Charts and diagrams as code
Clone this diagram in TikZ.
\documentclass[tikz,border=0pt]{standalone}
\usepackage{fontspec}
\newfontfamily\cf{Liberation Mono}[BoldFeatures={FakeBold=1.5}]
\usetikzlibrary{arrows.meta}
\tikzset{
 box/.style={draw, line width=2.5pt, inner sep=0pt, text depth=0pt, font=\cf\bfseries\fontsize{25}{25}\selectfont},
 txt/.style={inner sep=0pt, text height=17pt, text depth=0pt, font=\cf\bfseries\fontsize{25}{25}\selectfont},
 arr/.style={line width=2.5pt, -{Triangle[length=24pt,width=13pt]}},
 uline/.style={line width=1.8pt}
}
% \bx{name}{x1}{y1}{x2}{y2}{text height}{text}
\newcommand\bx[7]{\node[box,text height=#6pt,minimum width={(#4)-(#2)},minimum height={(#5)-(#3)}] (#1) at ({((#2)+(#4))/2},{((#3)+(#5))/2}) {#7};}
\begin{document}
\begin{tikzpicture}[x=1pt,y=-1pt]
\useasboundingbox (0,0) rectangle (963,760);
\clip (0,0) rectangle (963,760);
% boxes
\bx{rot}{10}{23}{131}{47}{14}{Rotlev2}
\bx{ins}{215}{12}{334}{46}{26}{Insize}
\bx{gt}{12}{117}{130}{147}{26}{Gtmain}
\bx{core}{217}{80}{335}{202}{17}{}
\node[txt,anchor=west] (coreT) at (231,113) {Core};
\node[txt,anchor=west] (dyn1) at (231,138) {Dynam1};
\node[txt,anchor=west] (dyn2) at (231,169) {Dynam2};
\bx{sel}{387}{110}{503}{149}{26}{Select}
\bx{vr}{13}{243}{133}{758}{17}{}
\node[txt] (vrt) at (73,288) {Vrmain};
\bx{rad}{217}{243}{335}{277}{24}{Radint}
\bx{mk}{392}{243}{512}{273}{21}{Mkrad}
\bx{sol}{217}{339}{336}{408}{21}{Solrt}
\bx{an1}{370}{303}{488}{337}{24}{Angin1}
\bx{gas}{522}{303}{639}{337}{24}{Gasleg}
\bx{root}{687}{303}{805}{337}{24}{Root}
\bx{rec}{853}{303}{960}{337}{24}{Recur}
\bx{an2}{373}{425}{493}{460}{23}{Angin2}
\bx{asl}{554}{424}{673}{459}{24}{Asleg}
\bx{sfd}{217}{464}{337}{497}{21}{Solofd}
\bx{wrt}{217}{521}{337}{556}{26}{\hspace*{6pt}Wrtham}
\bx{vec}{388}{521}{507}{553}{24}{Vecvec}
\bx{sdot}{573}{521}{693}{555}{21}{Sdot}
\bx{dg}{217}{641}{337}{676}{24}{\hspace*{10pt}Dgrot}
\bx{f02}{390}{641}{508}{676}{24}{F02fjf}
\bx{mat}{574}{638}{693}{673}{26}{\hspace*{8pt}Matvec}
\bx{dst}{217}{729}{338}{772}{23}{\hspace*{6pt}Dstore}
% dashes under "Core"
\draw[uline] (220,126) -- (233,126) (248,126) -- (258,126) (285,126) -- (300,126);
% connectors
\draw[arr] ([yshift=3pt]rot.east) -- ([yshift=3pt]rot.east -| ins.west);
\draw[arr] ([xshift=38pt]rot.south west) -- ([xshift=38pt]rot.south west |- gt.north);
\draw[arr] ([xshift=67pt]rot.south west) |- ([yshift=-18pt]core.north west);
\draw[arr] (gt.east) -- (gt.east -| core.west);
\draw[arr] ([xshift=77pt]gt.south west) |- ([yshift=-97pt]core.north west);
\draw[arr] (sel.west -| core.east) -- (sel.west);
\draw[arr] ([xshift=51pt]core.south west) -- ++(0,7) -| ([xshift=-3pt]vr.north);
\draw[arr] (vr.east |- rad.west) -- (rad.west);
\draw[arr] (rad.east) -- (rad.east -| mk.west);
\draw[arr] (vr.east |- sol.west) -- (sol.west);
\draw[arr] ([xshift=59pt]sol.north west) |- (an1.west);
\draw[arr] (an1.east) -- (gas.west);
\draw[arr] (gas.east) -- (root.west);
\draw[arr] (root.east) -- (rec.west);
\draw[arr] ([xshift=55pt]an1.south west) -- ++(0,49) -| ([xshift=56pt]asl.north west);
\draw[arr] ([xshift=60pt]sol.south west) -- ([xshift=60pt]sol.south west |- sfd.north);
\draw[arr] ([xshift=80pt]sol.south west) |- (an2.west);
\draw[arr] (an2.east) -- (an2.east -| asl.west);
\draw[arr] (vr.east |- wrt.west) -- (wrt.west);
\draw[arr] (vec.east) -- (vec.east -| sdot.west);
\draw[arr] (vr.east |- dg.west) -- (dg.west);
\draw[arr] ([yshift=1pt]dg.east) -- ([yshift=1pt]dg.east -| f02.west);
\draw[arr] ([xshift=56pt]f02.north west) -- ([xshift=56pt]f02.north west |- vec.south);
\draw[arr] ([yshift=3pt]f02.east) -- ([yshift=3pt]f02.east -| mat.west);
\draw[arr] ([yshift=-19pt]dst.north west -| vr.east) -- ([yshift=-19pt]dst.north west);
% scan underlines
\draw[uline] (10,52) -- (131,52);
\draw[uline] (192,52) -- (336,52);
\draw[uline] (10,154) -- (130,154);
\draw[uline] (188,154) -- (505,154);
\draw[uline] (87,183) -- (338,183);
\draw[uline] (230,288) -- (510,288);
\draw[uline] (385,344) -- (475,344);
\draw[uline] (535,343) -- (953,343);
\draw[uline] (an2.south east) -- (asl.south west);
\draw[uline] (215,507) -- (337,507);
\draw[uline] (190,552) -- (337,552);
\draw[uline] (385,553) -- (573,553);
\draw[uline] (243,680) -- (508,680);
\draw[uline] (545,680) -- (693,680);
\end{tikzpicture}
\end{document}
* * *
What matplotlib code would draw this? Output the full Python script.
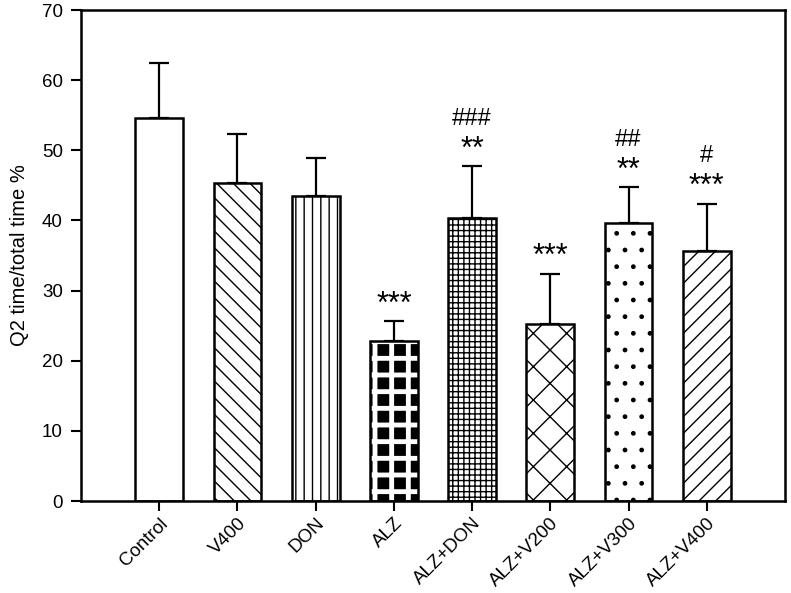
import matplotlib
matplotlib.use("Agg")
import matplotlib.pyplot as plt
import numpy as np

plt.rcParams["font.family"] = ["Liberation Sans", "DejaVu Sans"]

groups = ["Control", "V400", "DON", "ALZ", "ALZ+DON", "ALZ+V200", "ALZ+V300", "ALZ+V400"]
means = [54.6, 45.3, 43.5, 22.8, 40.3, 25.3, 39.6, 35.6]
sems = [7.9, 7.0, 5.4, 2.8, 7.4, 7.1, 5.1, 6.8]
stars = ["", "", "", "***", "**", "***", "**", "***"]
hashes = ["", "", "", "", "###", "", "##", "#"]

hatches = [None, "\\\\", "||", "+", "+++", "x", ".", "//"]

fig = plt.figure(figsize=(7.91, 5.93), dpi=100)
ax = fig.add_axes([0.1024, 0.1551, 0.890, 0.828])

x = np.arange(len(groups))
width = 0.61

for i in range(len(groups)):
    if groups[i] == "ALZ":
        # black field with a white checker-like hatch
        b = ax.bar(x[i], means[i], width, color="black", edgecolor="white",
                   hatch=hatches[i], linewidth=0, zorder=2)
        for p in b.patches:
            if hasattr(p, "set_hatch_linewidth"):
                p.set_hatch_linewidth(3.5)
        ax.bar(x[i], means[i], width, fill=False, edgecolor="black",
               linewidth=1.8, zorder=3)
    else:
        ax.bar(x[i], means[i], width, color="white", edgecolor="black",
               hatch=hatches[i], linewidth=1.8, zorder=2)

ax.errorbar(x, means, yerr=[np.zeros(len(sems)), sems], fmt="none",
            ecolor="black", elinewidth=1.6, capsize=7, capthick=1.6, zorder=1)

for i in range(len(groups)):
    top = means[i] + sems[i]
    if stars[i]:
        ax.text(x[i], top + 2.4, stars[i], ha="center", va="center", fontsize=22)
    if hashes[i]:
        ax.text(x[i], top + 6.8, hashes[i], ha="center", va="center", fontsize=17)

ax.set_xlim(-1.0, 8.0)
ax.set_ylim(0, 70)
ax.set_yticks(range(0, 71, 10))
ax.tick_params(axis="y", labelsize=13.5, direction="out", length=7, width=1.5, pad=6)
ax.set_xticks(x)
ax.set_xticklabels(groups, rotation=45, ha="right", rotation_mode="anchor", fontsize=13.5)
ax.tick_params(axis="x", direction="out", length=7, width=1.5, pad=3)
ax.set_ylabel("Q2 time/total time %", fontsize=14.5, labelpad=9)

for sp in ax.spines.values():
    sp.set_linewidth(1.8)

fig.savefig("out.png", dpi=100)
---
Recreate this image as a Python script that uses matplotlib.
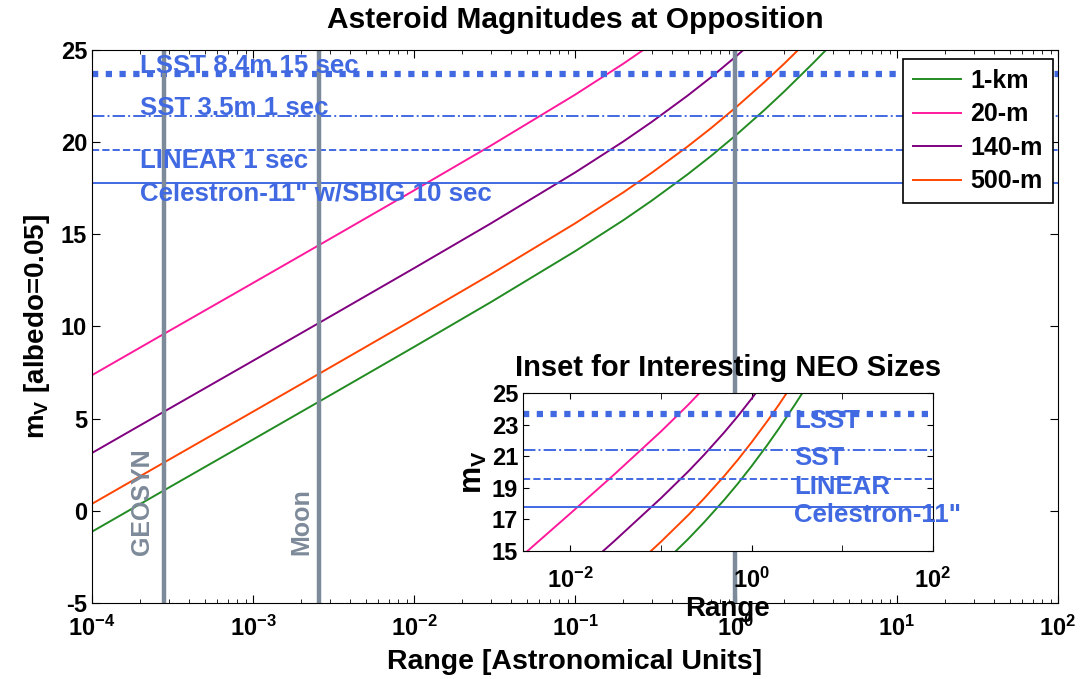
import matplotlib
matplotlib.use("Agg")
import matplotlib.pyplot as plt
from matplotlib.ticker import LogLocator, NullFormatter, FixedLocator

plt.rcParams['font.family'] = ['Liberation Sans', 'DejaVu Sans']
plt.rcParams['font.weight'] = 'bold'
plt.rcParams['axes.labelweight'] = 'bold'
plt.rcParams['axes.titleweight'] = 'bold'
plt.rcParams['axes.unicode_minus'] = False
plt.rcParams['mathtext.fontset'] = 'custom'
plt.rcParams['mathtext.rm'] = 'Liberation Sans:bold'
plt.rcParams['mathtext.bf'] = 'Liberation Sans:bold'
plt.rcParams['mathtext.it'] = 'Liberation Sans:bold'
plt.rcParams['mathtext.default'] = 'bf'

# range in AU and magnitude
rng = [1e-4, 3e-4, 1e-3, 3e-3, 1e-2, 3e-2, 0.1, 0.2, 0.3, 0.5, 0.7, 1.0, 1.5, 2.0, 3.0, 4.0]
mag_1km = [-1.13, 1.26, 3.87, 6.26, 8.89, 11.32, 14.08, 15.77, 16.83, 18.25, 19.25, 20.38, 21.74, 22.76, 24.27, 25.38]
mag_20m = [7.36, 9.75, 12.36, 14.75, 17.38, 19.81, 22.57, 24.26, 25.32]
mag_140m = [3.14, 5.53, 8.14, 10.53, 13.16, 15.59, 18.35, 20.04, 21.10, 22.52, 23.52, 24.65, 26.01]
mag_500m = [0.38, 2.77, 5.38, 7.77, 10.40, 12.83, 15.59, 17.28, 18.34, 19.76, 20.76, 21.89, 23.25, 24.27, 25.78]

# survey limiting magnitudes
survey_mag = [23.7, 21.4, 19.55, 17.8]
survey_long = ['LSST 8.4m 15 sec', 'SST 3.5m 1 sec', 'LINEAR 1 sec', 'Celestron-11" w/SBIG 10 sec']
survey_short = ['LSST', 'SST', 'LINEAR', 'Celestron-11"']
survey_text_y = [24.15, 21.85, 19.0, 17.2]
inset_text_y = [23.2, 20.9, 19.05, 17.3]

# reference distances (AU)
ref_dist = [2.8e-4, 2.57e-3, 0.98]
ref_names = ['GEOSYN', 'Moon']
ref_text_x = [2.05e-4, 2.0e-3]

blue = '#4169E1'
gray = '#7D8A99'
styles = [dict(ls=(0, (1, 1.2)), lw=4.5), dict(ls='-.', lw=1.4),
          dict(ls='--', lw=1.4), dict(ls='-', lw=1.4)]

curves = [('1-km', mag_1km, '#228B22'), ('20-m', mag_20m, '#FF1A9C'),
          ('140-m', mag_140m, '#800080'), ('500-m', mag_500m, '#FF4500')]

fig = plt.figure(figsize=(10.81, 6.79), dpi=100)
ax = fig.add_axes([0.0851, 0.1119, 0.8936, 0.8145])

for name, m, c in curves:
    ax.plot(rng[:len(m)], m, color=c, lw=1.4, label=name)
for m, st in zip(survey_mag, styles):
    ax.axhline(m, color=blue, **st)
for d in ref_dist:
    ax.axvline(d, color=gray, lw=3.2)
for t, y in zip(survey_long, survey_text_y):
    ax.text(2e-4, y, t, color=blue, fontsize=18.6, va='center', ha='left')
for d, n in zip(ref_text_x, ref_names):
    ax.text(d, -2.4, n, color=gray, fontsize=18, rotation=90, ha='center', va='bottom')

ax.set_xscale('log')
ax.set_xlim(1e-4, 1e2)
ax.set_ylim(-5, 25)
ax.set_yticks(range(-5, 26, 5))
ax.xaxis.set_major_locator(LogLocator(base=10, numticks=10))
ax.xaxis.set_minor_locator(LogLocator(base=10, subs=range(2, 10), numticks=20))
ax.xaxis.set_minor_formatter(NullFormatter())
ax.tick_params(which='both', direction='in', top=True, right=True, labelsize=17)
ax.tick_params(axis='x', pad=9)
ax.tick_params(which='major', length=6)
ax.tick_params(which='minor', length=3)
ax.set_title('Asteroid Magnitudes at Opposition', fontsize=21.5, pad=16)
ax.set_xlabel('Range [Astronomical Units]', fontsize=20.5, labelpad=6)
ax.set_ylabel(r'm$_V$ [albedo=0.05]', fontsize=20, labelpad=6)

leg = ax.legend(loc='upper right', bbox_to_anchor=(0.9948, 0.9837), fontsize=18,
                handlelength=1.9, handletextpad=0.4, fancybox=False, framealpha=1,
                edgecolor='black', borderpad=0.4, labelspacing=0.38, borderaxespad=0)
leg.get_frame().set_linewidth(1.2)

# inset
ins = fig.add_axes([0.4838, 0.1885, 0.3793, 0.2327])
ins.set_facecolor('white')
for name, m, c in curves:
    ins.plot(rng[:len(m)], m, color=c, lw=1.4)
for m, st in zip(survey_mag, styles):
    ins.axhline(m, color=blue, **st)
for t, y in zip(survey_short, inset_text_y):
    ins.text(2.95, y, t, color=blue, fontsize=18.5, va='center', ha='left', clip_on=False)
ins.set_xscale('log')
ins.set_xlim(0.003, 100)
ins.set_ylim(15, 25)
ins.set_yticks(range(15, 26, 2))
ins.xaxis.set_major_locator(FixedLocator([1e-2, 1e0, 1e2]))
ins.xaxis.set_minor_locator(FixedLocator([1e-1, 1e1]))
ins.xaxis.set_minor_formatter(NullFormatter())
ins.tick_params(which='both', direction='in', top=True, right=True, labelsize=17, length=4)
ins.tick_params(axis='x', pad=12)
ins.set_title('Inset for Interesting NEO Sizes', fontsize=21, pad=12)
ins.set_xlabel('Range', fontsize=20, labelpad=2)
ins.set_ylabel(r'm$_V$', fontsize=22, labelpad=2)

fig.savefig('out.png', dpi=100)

TASK DETAILS —
Using the data above, extract exactly the lines from the one containing "Recreate this image" through the one containing "plt.rcParams['mathtext.default'] = 'bf'". Pictures are left out.

FULL RESPONSE —
Recreate this image as a Python script that uses matplotlib.
import matplotlib
matplotlib.use("Agg")
import matplotlib.pyplot as plt
from matplotlib.ticker import LogLocator, NullFormatter, FixedLocator

plt.rcParams['font.family'] = ['Liberation Sans', 'DejaVu Sans']
plt.rcParams['font.weight'] = 'bold'
plt.rcParams['axes.labelweight'] = 'bold'
plt.rcParams['axes.titleweight'] = 'bold'
plt.rcParams['axes.unicode_minus'] = False
plt.rcParams['mathtext.fontset'] = 'custom'
plt.rcParams['mathtext.rm'] = 'Liberation Sans:bold'
plt.rcParams['mathtext.bf'] = 'Liberation Sans:bold'
plt.rcParams['mathtext.it'] = 'Liberation Sans:bold'
plt.rcParams['mathtext.default'] = 'bf'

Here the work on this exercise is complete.